Yellow values increase their luminosity thrice as fast as purple values, so that each circle should tilt at an increasing angle, and the upper circle of strongest colors be inclined at 60° to the black base. Besides this fault shared with Runge’s sphere, it falls into another by not diminishing the size of the lower circles where added black diminishes the chroma.

Desire to make colors fit a chosen contour, and the absence of measuring instruments, cause these schemes to ignore the facts of color relation. Like ancient maps made to satisfy a conqueror, they amuse by their distortion.

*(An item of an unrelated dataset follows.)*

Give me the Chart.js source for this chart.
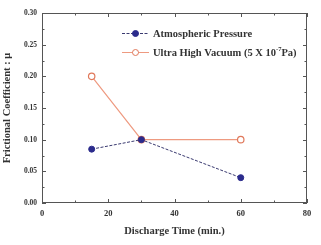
<!DOCTYPE html>
<html><head><meta charset="utf-8">
<script src="https://cdn.jsdelivr.net/npm/chart.js@4"></script>
<style>html,body{margin:0;padding:0;background:#fff}#w{width:321px;height:245px}</style>
</head><body><div id="w"><canvas id="c"></canvas></div>
<script>
const dischargeTimes = [15, 30, 60];
const atmospheric = [0.085, 0.10, 0.04];
const ultraHighVacuum = [0.20, 0.10, 0.10];
const xTicks = [0, 20, 40, 60, 80];
const yTicks = [0.00, 0.05, 0.10, 0.15, 0.20, 0.25, 0.30];
const seriesNames = ['Atmospheric Pressure', 'Ultra High Vacuum (5 X 10', '-7', 'Pa)'];

const FONT = '"Liberation Serif", "Times New Roman", serif';
const blue = '#2b2b8c', orange = '#e0785a';

const framePlugin = {
  id: 'frame',
  afterDraw(chart) {
    const {ctx, chartArea: a, scales: {x, y}} = chart;
    ctx.save();
    ctx.strokeStyle = '#555'; ctx.lineWidth = 1;
    ctx.strokeRect(a.left + 0.5, a.top + 0.5, a.right - a.left - 1, a.bottom - a.top - 1);
    ctx.beginPath();
    for (let v = 0; v <= 80; v += 10) {
      const px = Math.round(x.getPixelForValue(v)) + 0.5;
      const L = (v % 20 === 0) ? 4 : 2.5;
      ctx.moveTo(px, a.bottom); ctx.lineTo(px, a.bottom - L);
      ctx.moveTo(px, a.top); ctx.lineTo(px, a.top + L);
    }
    for (let i = 0; i <= 12; i++) {
      const v = i * 0.025;
      const py = Math.round(y.getPixelForValue(v)) + 0.5;
      const L = (i % 2 === 0) ? 4 : 2.5;
      ctx.moveTo(a.left, py); ctx.lineTo(a.left + L, py);
      ctx.moveTo(a.right, py); ctx.lineTo(a.right - L, py);
    }
    ctx.stroke();
    // legend
    const rows = [
      {ds: chart.data.datasets[0], y: 33},
      {ds: chart.data.datasets[1], y: 52}
    ];
    rows.forEach((r, i) => {
      const ds = r.ds;
      ctx.strokeStyle = ds.borderColor; ctx.lineWidth = 1;
      ctx.setLineDash(ds.borderDash || []);
      ctx.beginPath(); ctx.moveTo(122, r.y + 0.5); ctx.lineTo(149, r.y + 0.5); ctx.stroke();
      ctx.setLineDash([]);
      ctx.beginPath(); ctx.arc(135.5, r.y + 0.5, 3, 0, Math.PI * 2);
      ctx.fillStyle = ds.pointBackgroundColor; ctx.fill();
      ctx.strokeStyle = ds.pointBorderColor; ctx.stroke();
      ctx.fillStyle = '#333';
      ctx.font = 'bold 10.5px ' + FONT;
      ctx.textBaseline = 'middle'; ctx.textAlign = 'left';
      if (i === 0) {
        ctx.fillText(seriesNames[0], 153, r.y + 1);
      } else {
        ctx.fillText(seriesNames[1], 153, r.y + 1);
        let w = ctx.measureText(seriesNames[1]).width;
        ctx.font = 'bold 6.5px ' + FONT;
        ctx.fillText(seriesNames[2], 153 + w, r.y - 3);
        let w2 = ctx.measureText(seriesNames[2]).width;
        ctx.font = 'bold 10.5px ' + FONT;
        ctx.fillText(seriesNames[3], 153 + w + w2, r.y + 1);
      }
    });
    ctx.restore();
  }
};

new Chart(document.getElementById('c'), {
  type: 'line',
  data: {
    datasets: [
      {
        label: seriesNames[0],
        data: dischargeTimes.map((t, i) => ({x: t, y: atmospheric[i]})),
        borderColor: '#3a3a70', borderWidth: 1, borderDash: [3, 1.5],
        pointBackgroundColor: blue, pointBorderColor: blue,
        pointRadius: 3, pointBorderWidth: 1
      },
      {
        label: seriesNames[1] + seriesNames[2] + seriesNames[3],
        data: dischargeTimes.map((t, i) => ({x: t, y: ultraHighVacuum[i]})),
        borderColor: '#ee9a80', borderWidth: 1.2,
        pointBackgroundColor: '#ffffff', pointBorderColor: orange,
        pointRadius: 3.2, pointBorderWidth: 1.2
      }
    ]
  },
  options: {
    responsive: true, maintainAspectRatio: false, animation: false,
    layout: {padding: {top: 13, right: 14, left: 0, bottom: 0}},
    plugins: {legend: {display: false}, tooltip: {enabled: false}},
    scales: {
      x: {
        type: 'linear', min: 0, max: 80,
        afterBuildTicks: s => { s.ticks = xTicks.map(v => ({value: v})); },
        afterFit: s => { s.height = 42; },
        grid: {display: false, drawTicks: false},
        border: {display: false},
        ticks: {padding: 6, color: '#333', font: {family: FONT, size: 8.5, weight: 'bold'}, maxRotation: 0},
        title: {display: true, text: 'Discharge Time (min.)', color: '#333',
                font: {family: FONT, size: 10.5, weight: 'bold'}, padding: {top: 4, bottom: 7}}
      },
      y: {
        type: 'linear', min: 0, max: 0.30,
        afterBuildTicks: s => { s.ticks = yTicks.map(v => ({value: v})); },
        afterFit: s => { s.width = 42; },
        grid: {display: false, drawTicks: false},
        border: {display: false},
        ticks: {padding: 5, color: '#333', font: {family: FONT, size: 7.5, weight: 'bold'},
                callback: v => v.toFixed(2)},
        title: {display: true, text: 'Frictional Coefficient : μ', color: '#333',
                font: {family: FONT, size: 10.5, weight: 'bold'}, padding: {top: 1, bottom: 0}}
      }
    }
  },
  plugins: [framePlugin]
});
</script></body></html>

Brewster’s mistaken theory underlies these schemes, as is also the case with Froebel’s gifts, whose color balls continue to give wrong notions at the very threshold of color education. As pointed out in the Appendix to Chapter III., the “ red-yellow-blue” theory inevitably spreads the warm field of yellow-red too far, and contracts the blue field, so that balance of color is rendered impossible, as illustrated in the gaudy chromo and flaming bill-board.

These schemes are criticised by Rood as “not only in the main arbitrary, but also vague”’; and, although Chevreul’s charts were published by the government in most elaborate form, their usefulness is small. Interest in the growth of the present system, because of its measured character, led Professor Rood to give assistance in the tests, and at his request a color sphere was made for the Physical Cabinet at Columbia.

  1. 1.0 1.1 Patented Jan. 9,1900.
  2. See paragraph 65.
  3. Such a test would have exposed the excess of warm color in the schemes of Runge and Chevreul, as shown in the Appendix to this chapter.
  4. No color is excluded from this system, but the excess and inequalities of pigment chroma are traced in the Color Atlas.